On the other hand, what happens to those who stand with Palestine is illustrated by two cases in the US Members of the Congress, Jamaal Bowman and Cori Bush, both black progressive representatives, who were sympathetic to the Palestinian cause and strong critics of Israeli genocide, were defeated by the intervention of AIPAC (American-Israel Public Affairs Committee), a powerful pro-Israel lobby, which poured millions of dollars into the effort.

The Delphi Initiative of August 31 reports that $17 million had been spent for Bowman’s defeat and $9 million for the ad campaign against Cori Bush. Interestingly, the campaign against Cori Bush did not mention Israel’s aggression against Gaza, as AIPAC knew that on that particular issue the public would have supported Cori Bush rather than her opponent, and hence frustrated its plans for her defeat.
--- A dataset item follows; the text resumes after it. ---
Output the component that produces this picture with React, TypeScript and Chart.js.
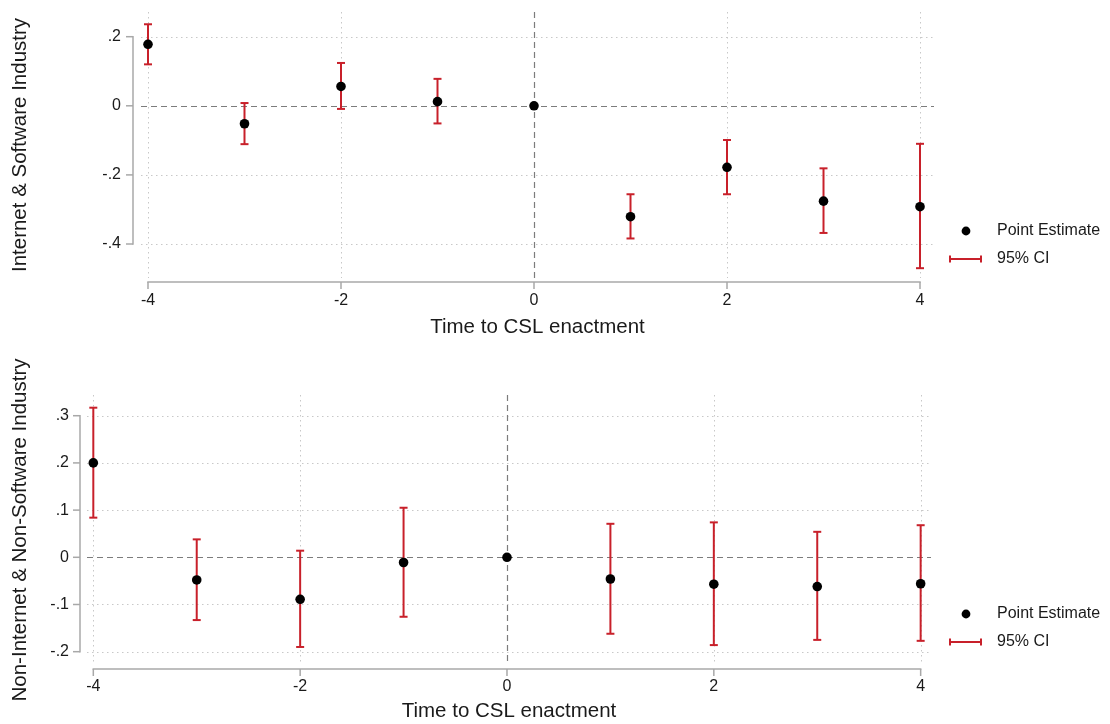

What all this means is that a fundamental decision on war and peace that affects everybody is being taken in the metropolitan countries against the wishes of the people by a political establishment that is financed by lobbies with vested interests.

In the metropolis there has thus been a transition from “manipulation of dissent” through propaganda, to the total ignoring of dissent, even dissent by a majority, that has proved to be immune to propaganda. This represents a new stage in the attenuation of democracy, a stage characterised by an unprecedented moral bankruptcy of the political establishment.

Such moral bankruptcy of the traditional political establishment also constitutes the context for the growth of fascism; but whether or not fascism actually comes to power, the attenuation of democracy in metropolitan societies has already disempowered people to an extent that is quite unprecedented.